TASK REQUIREMENTS:
Reproduce exactly the lines below, from the first through the one containing "plt.rcParams['font.family'] = ['Open", and nothing more.

DATA LINES:
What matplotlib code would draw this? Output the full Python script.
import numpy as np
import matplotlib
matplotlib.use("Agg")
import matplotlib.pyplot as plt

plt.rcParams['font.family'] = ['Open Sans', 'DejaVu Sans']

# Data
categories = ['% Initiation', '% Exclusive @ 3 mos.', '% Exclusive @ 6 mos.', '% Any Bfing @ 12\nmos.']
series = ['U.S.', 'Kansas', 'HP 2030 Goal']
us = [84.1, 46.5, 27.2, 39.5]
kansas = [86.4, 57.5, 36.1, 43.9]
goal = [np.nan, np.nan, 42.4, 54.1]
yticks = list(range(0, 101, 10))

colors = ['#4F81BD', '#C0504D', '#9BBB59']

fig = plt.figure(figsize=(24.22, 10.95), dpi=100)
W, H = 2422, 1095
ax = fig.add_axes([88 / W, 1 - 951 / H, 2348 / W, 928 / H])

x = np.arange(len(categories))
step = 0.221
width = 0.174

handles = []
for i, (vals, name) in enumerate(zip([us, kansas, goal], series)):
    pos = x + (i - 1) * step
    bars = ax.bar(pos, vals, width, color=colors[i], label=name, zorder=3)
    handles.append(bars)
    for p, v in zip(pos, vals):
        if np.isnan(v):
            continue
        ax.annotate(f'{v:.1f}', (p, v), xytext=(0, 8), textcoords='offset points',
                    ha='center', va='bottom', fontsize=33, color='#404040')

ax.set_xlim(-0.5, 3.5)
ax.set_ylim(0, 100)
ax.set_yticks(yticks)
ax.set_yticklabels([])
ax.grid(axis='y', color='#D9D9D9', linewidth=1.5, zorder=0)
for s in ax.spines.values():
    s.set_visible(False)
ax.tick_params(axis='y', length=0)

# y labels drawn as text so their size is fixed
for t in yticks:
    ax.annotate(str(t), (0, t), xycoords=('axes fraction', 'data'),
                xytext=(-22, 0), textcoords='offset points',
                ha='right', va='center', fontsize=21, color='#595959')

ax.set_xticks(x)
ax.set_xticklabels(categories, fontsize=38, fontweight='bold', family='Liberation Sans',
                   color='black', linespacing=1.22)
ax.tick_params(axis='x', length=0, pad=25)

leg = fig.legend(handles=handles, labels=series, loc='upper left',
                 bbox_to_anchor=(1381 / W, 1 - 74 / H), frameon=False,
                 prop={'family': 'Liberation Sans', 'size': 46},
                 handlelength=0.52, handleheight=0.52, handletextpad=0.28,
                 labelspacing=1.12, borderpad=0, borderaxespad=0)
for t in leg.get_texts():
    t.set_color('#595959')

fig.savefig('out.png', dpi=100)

RESULT FOR THIS TASK:
What matplotlib code would draw this? Output the full Python script.
import numpy as np
import matplotlib
matplotlib.use("Agg")
import matplotlib.pyplot as plt

plt.rcParams['font.family'] = ['Open Sans', 'DejaVu Sans']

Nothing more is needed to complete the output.